Ensemble performances present their own unique possibilities, but they’ll seldom offer the intimacy, intensity and tension you can find when a talented lone artist performs to an audience.
A fair few talented soloists inhabit this city, and a fair few more now living elsewhere have deep York roots.
Here are five particularly interesting York solo acts who deserve – and can readily command – your attention…
Iestyn Davies
Here’s a name to call upon the next time you hear someone say that Shed Seven are York’s only ‘big’ musical export in recent decades…
Counter-tenor Iestyn Davies is a huge success in the classical music world. Born in York and trained at the Royal Academy of Music in London, Davies performs at concerts all over the world and featured as a soloist at the Royal Albert Hall for the Last Night of the Proms 2013.
James Swanton
Character actor James Swanton cut his teeth in the oppressive depths of the York Dungeon, before heading south to variously terrorise and entertain the theatre-goers of London Town.
Swanton’s macabre one-man production of Sikes And Nancy has earned the approval of Simon Callow, no less! You can catch it over the Christmas period at the Trafalgar Studios in London’s West End.
David Ward MacLean
Inevitably, many of the music lovers reading this article will already have encountered David Ward MacLean, whether at one of the Scottish songsmith’s phenomenal gigs, or on the inner-most streets of the city where he can often be found busking.
Full of stories, bristling with darkness and possessing a hard-earned mastery of the acoustic guitar, David Ward MacLean is a local hero; gold-dust for fans of Nick Drake and Neil Young.
Sophie Unwin
As part of dance duo 70/30 Split, York St John graduate Sophie Unwin has attracted praise from the likes of The Guardian and iiTime Out magazine.

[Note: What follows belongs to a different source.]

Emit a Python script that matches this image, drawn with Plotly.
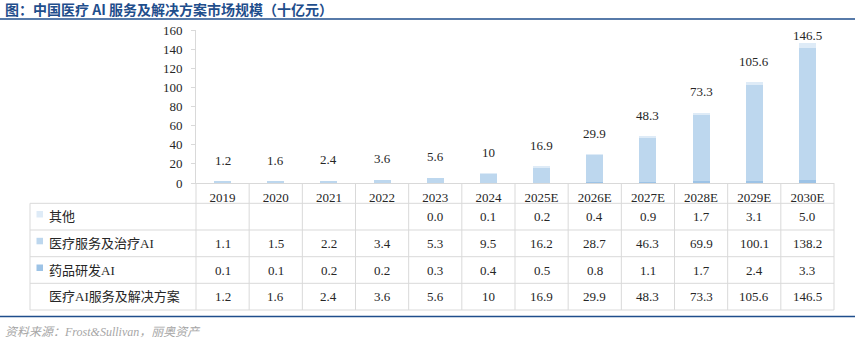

Along with her dance collaborator Lydia Cottrell, she programmes live arts events in York under the banner SLAP.
She performs her solo piece The Chronicles of Joy at the De Grey Rooms tonight (November 12), as part of the solo performance event SLAPsolo. For information on the event, click here.
Luke Saxton
Luke Saxton has been quietly crafting musical masterpieces in his family home on the outskirts of Acomb since childhood.
Enamoured with slivers of dreamy classic pop songwriting discovered in his parents’ record collection, Saxton creates music that’s nostalgic and evocative, without ever descending into pastiche.
Now signed to local record label Bad Paintings, Luke has begun to earn the admiration of a broader audience beyond the city walls.